THURSDAY November 05, 8:00am - 12:00pm | Slot 5
Designing Quantized IP Models with QKeras and hls4ml

Claudionor Coelho - Palo Alto Networks, Inc.
Sioni Summers - CERN, Geneva, Switzerland
Vladimir Loncar - CERN, Geneva, Switzerland
Jennifer Ngadiuba - CERN, Geneva, Switzerland
Thea Aarrestad - CERN, Geneva, Switzerland
In this hands-on workshop, we will teach the basics of quantization using QKeras and show how to create a quanized model using QKeras, and how to generate ML/DL IPs using hls4ml.
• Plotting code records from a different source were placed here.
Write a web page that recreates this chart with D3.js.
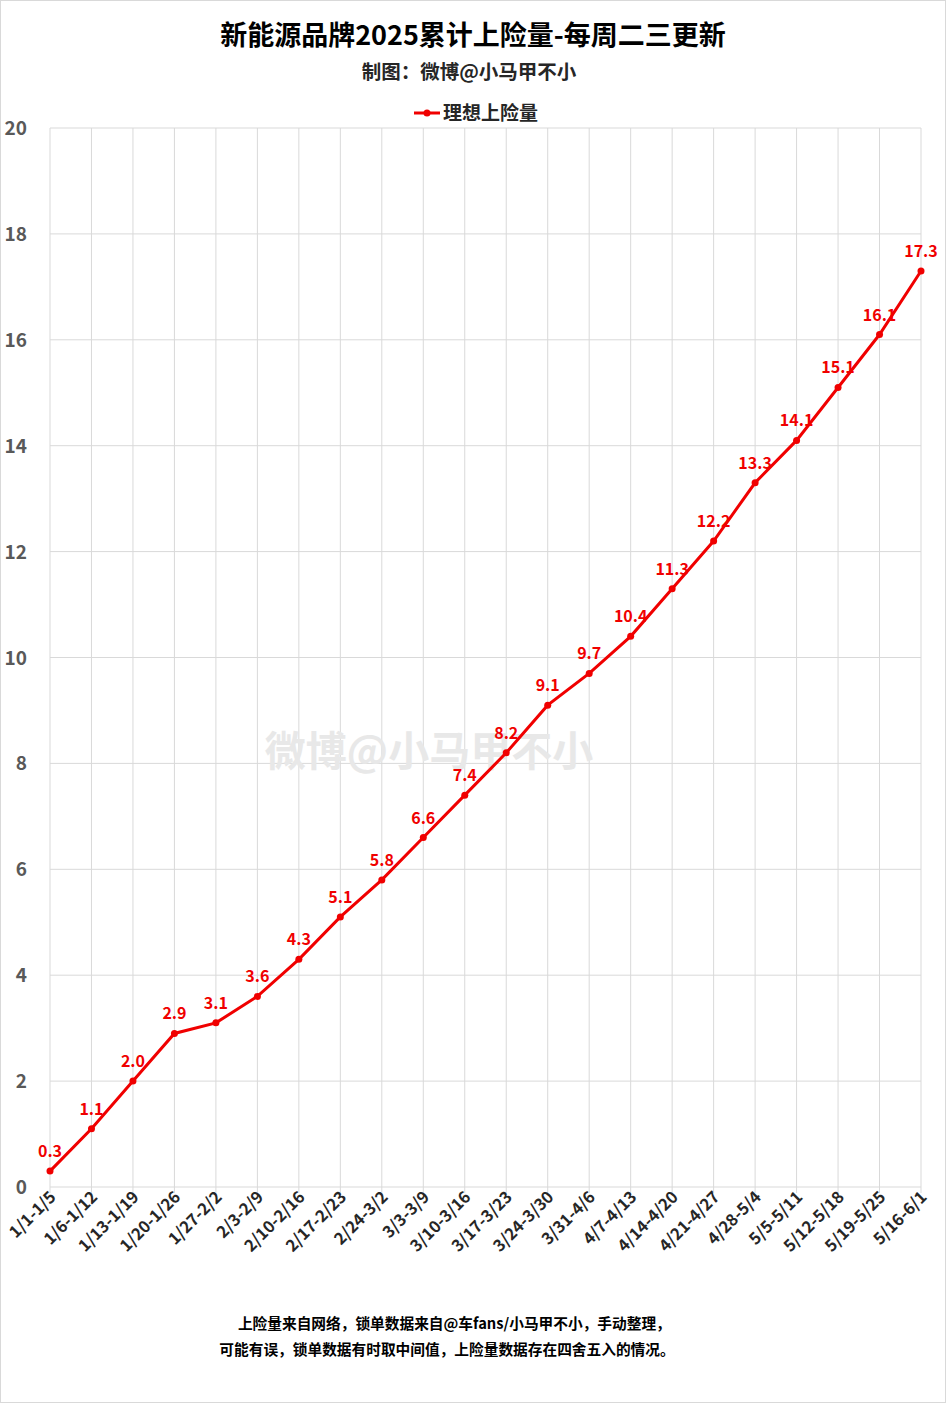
<!DOCTYPE html>
<html><head><meta charset="utf-8">
<script src="https://cdn.jsdelivr.net/npm/d3@7"></script>
<style>body{margin:0;background:#fff}svg{display:block}text{font-family:"Noto Sans CJK SC","Noto Sans",sans-serif}</style>
</head><body>
<script>
const categories = ["1/1-1/5","1/6-1/12","1/13-1/19","1/20-1/26","1/27-2/2","2/3-2/9","2/10-2/16","2/17-2/23","2/24-3/2","3/3-3/9","3/10-3/16","3/17-3/23","3/24-3/30","3/31-4/6","4/7-4/13","4/14-4/20","4/21-4/27","4/28-5/4","5/5-5/11","5/12-5/18","5/19-5/25","5/16-6/1"];
const values = [0.3,1.1,2.0,2.9,3.1,3.6,4.3,5.1,5.8,6.6,7.4,8.2,9.1,9.7,10.4,11.3,12.2,13.3,14.1,15.1,16.1,17.3];
const yTicks = [0,2,4,6,8,10,12,14,16,18,20];
const seriesName = "理想上险量";
const title = "新能源品牌2025累计上险量-每周二三更新";
const subtitle = "制图：微博@小马甲不小";
const notes = ["\u3000上险量来自网络，锁单数据来自@车fans/小马甲不小，手动整理，","可能有误，锁单数据有时取中间值，上险量数据存在四舍五入的情况。"];
const watermark = "微博@小马甲不小";

const W=946,H=1403;
const svg=d3.select("body").append("svg").attr("width",W).attr("height",H);
svg.append("rect").attr("x",0.5).attr("y",0.5).attr("width",W-1).attr("height",H-1).attr("fill","#fff").attr("stroke","#d9d9d9");
const L=50,R=921,T=128,B=1187;
const x=d3.scalePoint().domain(categories).range([L,R]);
const y=d3.scaleLinear().domain([0,20]).range([B,T]);
const red="#f00000";

// grid
svg.append("g").selectAll("line").data(yTicks).join("line")
 .attr("x1",L).attr("x2",R).attr("y1",d=>y(d)).attr("y2",d=>y(d)).attr("stroke","#d9d9d9");
svg.append("g").selectAll("line").data(categories).join("line")
 .attr("x1",d=>x(d)).attr("x2",d=>x(d)).attr("y1",T).attr("y2",B+6).attr("stroke","#d9d9d9");

// y labels
svg.append("g").selectAll("text").data(yTicks).join("text")
 .attr("x",27).attr("y",d=>y(d)+7).attr("text-anchor","end")
 .attr("font-size",19).attr("font-weight","bold").attr("fill","#595959").text(d=>d);

// x labels
svg.append("g").selectAll("text").data(categories).join("text")
 .attr("transform",d=>`translate(${x(d)+7},${B+11}) rotate(-45)`)
 .attr("text-anchor","end").attr("font-size",16.5).attr("font-weight","bold").attr("fill","#262626").text(d=>d);

// watermark
svg.append("text").attr("x",429).attr("y",766).attr("text-anchor","middle")
 .attr("font-size",41).attr("font-weight","bold").attr("fill","#e8e8e8").text(watermark);

// line
const line=d3.line().x((d,i)=>x(categories[i])).y(d=>y(d));
svg.append("path").datum(values).attr("d",line).attr("fill","none").attr("stroke",red).attr("stroke-width",3);
svg.append("g").selectAll("circle").data(values).join("circle")
 .attr("cx",(d,i)=>x(categories[i])).attr("cy",d=>y(d)).attr("r",3.5).attr("fill",red);
svg.append("g").selectAll("text").data(values).join("text")
 .attr("x",(d,i)=>x(categories[i])).attr("y",d=>y(d)-14).attr("text-anchor","middle")
 .attr("font-size",16).attr("font-weight","bold").attr("fill",red).text(d=>d.toFixed(1));

// titles
svg.append("text").attr("x",473).attr("y",45).attr("text-anchor","middle").attr("font-size",27).attr("font-weight","bold").attr("fill","#000").text(title);
svg.append("text").attr("x",469).attr("y",79).attr("text-anchor","middle").attr("font-size",19.5).attr("font-weight","bold").attr("fill","#262626").text(subtitle);
// legend
svg.append("line").attr("x1",414).attr("x2",440).attr("y1",113).attr("y2",113).attr("stroke",red).attr("stroke-width",3);
svg.append("circle").attr("cx",427).attr("cy",113).attr("r",3.5).attr("fill",red);
svg.append("text").attr("x",443).attr("y",120).attr("font-size",19).attr("font-weight","bold").attr("fill","#262626").text(seriesName);
// notes
svg.append("g").selectAll("text").data(notes).join("text")
 .attr("x",447).attr("y",(d,i)=>1329+i*26).attr("text-anchor","middle")
 .attr("font-size",14.7).attr("font-weight","bold").attr("fill","#000").text(d=>d);
</script>
</body></html>
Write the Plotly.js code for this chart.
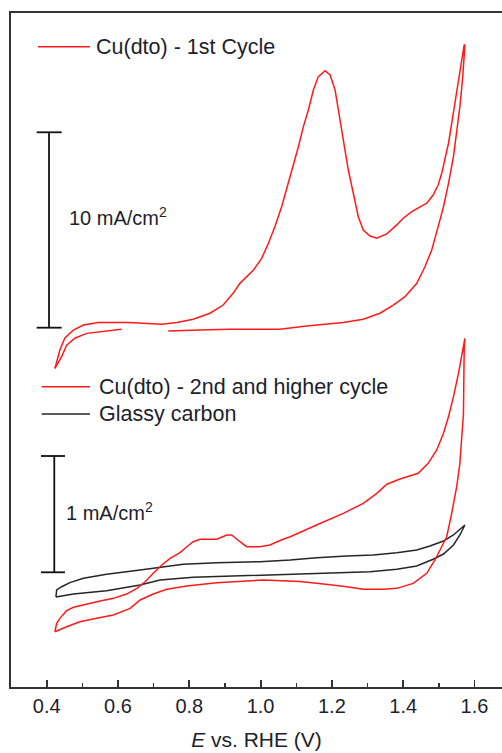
<!DOCTYPE html>
<html>
<head>
<meta charset="utf-8">
<script src="https://cdn.plot.ly/plotly-3.0.1.min.js"></script>
<style>
html,body{margin:0;padding:0;background:#fff;}
#chart{width:502px;height:753px;}
</style>
</head>
<body>
<div id="chart"></div>
<script>
// ---------- DATA (E in V vs RHE, j in mA/cm2) ----------
// Cu(dto) 1st cycle, anodic (forward) sweep
const c1FwdE = [0.423,0.428,0.437,0.451,0.475,0.503,0.545,0.629,0.680,0.723,0.765,0.811,0.858,0.895,0.923,0.942,0.980,1.003,1.022,1.040,1.059,1.078,1.092,1.106,1.120,1.134,1.148,1.162,1.181,1.195,1.209,1.218,1.232,1.246,1.260,1.274,1.288,1.307,1.326,1.354,1.382,1.400,1.424,1.447,1.466,1.484,1.498,1.508,1.517,1.527,1.536,1.545,1.555,1.564,1.571];
const c1FwdJ = [-2.08,-1.74,-1.14,-0.53,-0.12,0.14,0.26,0.26,0.20,0.18,0.26,0.43,0.74,1.16,1.76,2.27,2.95,3.55,4.32,5.17,6.19,7.39,8.41,9.26,10.29,11.14,12.16,12.85,13.15,12.93,12.16,11.14,9.44,8.07,6.88,5.68,5.00,4.69,4.58,4.80,5.26,5.60,5.94,6.19,6.37,6.79,7.30,7.90,8.58,9.44,10.46,11.48,12.68,13.53,14.47];
// Cu(dto) 1st cycle, cathodic (return) sweep (null = missing data)
const c1RevE = [1.573,1.567,1.559,1.550,1.541,1.527,1.513,1.498,1.480,1.461,1.438,1.405,1.372,1.335,1.288,1.232,1.129,1.054,0.914,0.830,0.741,null,0.610,0.550,0.512,0.479,0.456,0.442,0.423];
const c1RevJ = [14.47,12.85,11.31,10.12,8.75,7.39,6.19,5.17,3.98,3.12,2.27,1.59,1.16,0.74,0.43,0.26,0.09,-0.08,-0.08,-0.12,-0.17,null,-0.08,-0.20,-0.29,-0.54,-0.89,-1.48,-2.08];

// Cu(dto) 2nd and higher cycle
const c2FwdE = [0.423,0.428,0.437,0.456,0.475,0.512,0.550,0.587,0.624,0.653,0.676,0.699,0.723,0.746,0.774,0.793,0.811,0.830,0.877,0.905,0.919,0.942,0.961,0.998,1.026,1.063,1.083,1.157,1.232,1.288,1.326,1.354,1.391,1.442,1.470,1.494,1.513,1.527,1.541,1.555,1.564,1.573];
const c2FwdJ = [-0.511,-0.439,-0.396,-0.330,-0.301,-0.273,-0.247,-0.224,-0.187,-0.138,-0.081,-0.009,0.063,0.120,0.169,0.220,0.263,0.284,0.284,0.321,0.321,0.263,0.220,0.220,0.235,0.284,0.306,0.407,0.507,0.593,0.679,0.757,0.802,0.851,0.937,1.052,1.195,1.338,1.510,1.711,1.854,2.012];
const c2RevE = [1.573,1.571,1.569,1.559,1.550,1.536,1.522,1.508,1.489,1.466,1.428,1.382,1.344,1.288,1.242,1.176,1.111,1.008,0.877,0.793,0.737,0.699,0.662,0.634,0.587,0.540,0.493,0.456,0.423];
const c2RevJ = [2.012,1.911,1.367,0.937,0.736,0.507,0.306,0.220,0.106,-0.009,-0.095,-0.138,-0.146,-0.146,-0.124,-0.101,-0.079,-0.066,-0.089,-0.118,-0.146,-0.187,-0.238,-0.310,-0.367,-0.396,-0.425,-0.468,-0.511];

// Glassy carbon
const gcFwdE = [0.426,0.428,0.442,0.465,0.503,0.568,0.662,0.783,0.877,0.998,1.083,1.157,1.242,1.316,1.382,1.438,1.475,1.513,1.541,1.564,1.573];
const gcFwdJ = [-0.213,-0.152,-0.124,-0.089,-0.052,-0.017,0.020,0.069,0.083,0.091,0.106,0.126,0.140,0.149,0.169,0.192,0.226,0.269,0.321,0.378,0.407];
const gcRevE = [1.573,1.559,1.541,1.513,1.484,1.438,1.382,1.307,1.214,1.111,0.998,0.905,0.811,0.718,0.662,0.568,0.475,0.426];
const gcRevJ = [0.407,0.321,0.235,0.157,0.112,0.054,0.026,0.005,-0.003,-0.015,-0.028,-0.032,-0.043,-0.066,-0.109,-0.158,-0.187,-0.213];

const xTickVals = [0.4,0.6,0.8,1.0,1.2,1.4,1.6];
const xTickText = ['0.4','0.6','0.8','1.0','1.2','1.4','1.6'];
const seriesNames = ['Cu(dto) - 1st Cycle','Cu(dto) - 2nd and higher cycle','Glassy carbon'];
const scaleTop = [0,10];      // mA/cm2, top panel scale bar
const scaleBottom = [0,1];    // mA/cm2, bottom panel scale bar

// ---------- LAYOUT HELPERS ----------
const W = 502, H = 753;
const M = {l:11, r:0, t:13, b:66};
const PW = W - M.l - M.r, PH = H - M.t - M.b;
const px = (x) => (x - M.l) / PW;          // pixel -> paper x
const py = (y) => (H - M.b - y) / PH;      // pixel -> paper y

const FONT = 'Liberation Sans, Arial, sans-serif';
const TXT = '#1e1e2c';

const traces = [
  {x: c1FwdE.concat(c1RevE), y: c1FwdJ.concat(c1RevJ), yaxis:'y', name: seriesNames[0],
   mode:'lines', line:{color:'#ff1a1a', width:1.5}, connectgaps:false},
  {x: gcFwdE.concat(gcRevE), y: gcFwdJ.concat(gcRevJ), yaxis:'y2', name: seriesNames[2],
   mode:'lines', line:{color:'#262626', width:1.5}},
  {x: c2FwdE.concat(c2RevE), y: c2FwdJ.concat(c2RevJ), yaxis:'y2', name: seriesNames[1],
   mode:'lines', line:{color:'#ff1a1a', width:1.5}}
];

const shapes = [];
function bar(xc, x0, x1, yref, v0, v1){
  shapes.push({type:'line', xref:'x', yref:yref, x0:xc, x1:xc, y0:v0, y1:v1, line:{color:'#111', width:1.8}});
  shapes.push({type:'line', xref:'x', yref:yref, x0:x0, x1:x1, y0:v0, y1:v0, line:{color:'#111', width:1.8}});
  shapes.push({type:'line', xref:'x', yref:yref, x0:x0, x1:x1, y0:v1, y1:v1, line:{color:'#111', width:1.8}});
}
bar(0.4065, 0.372, 0.442, 'y', scaleTop[0], scaleTop[1]);
bar(0.4213, 0.384, 0.4513, 'y2', scaleBottom[0], scaleBottom[1]);

// legend lines
function legLine(x0, x1, y, color){
  shapes.push({type:'line', xref:'paper', yref:'paper', x0:px(x0), x1:px(x1), y0:py(y), y1:py(y), line:{color:color, width:1.5}});
}
legLine(38, 90, 46.7, '#ff1a1a');
legLine(41.7, 90, 386.7, '#ff1a1a');
legLine(41.7, 90, 414, '#262626');

const annotations = [];
function label(text, x, y){
  annotations.push({text:text, xref:'paper', yref:'paper', x:px(x), y:py(y), xanchor:'left', yanchor:'middle',
    showarrow:false, font:{family:FONT, size:21.5, color:TXT}});
}
label(seriesNames[0], 94, 46.5);
label(seriesNames[1], 97, 386.5);
label(seriesNames[2], 97, 414);
annotations.push({text:'10 mA/cm<sup>2</sup>', xref:'x', yref:'y', x:0.4561, y:5.68, xanchor:'left', yanchor:'middle',
  showarrow:false, font:{family:FONT, size:20, color:TXT}});
annotations.push({text:'1 mA/cm<sup>2</sup>', xref:'x', yref:'y2', x:0.4485, y:0.521, xanchor:'left', yanchor:'middle',
  showarrow:false, font:{family:FONT, size:20, color:TXT}});

const layout = {
  width: W, height: H,
  margin: M,
  paper_bgcolor:'#fff', plot_bgcolor:'#fff',
  showlegend:false,
  font:{family:FONT, size:20, color:TXT},
  xaxis:{
    range:[0.2999, 1.6771],
    tickmode:'array', tickvals:xTickVals, ticktext:xTickText,
    ticks:'inside', ticklen:7, tickwidth:1.8, tickcolor:'#333',
    minor:{dtick:0.1, tick0:0.3, ticks:'inside', ticklen:4, tickwidth:1.5, tickcolor:'#333', showgrid:false},
    showline:true, linecolor:'#333', linewidth:2, mirror:true,
    showgrid:false, zeroline:false,
    tickfont:{family:FONT, size:20, color:TXT},
    title:{text:'<i>E</i> vs. RHE (V)', font:{family:FONT, size:21, color:TXT}, standoff:16}
  },
  yaxis:{
    range:[-18.388, 16.105],
    showline:true, linecolor:'#333', linewidth:2,
    showticklabels:false, ticks:'', showgrid:false, zeroline:false
  },
  yaxis2:{
    range:[-0.9862, 4.809], overlaying:'y',
    visible:false, showgrid:false, zeroline:false
  },
  shapes: shapes,
  annotations: annotations
};

Plotly.newPlot('chart', traces, layout, {staticPlot:true, displayModeBar:false});
</script>
</body>
</html>
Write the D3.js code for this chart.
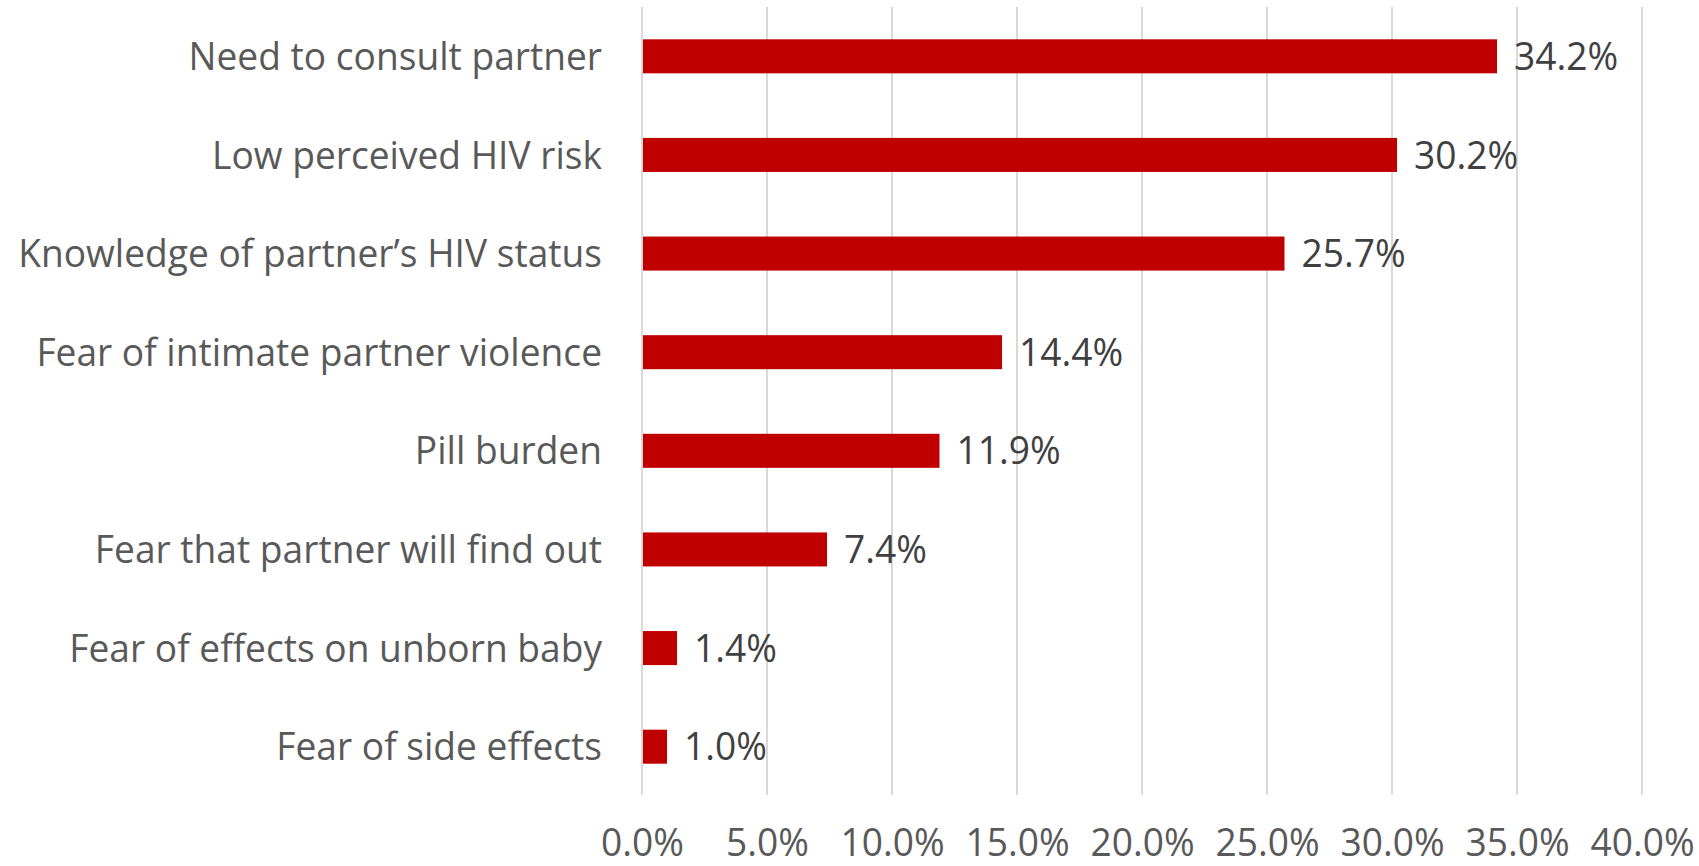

We introduce the QKeras library, an extension of the Keras library allowing for the creation of heterogeneous quantized versions of deep neural network models, through drop-in replacement of Keras layers. These are trained quantization-aware, where the user can trade-off model area or energy consumption by accuracy. We demonstrate how the reduction of numerical precision, through quantization-aware training, significantly reduces resource consumption while retaining high accuracy when implemented on FPGA hardware. hls4ml library is a popular library for synthesizing ML models, supporting QKeras. It generates models based in HLS, targeted at FPGA synthesis flow. This workshop complements the paper submission to ICCAD, giving participants hands-on experience on quantization and synthesis of ML models from industry experts in this area from Google and CERN.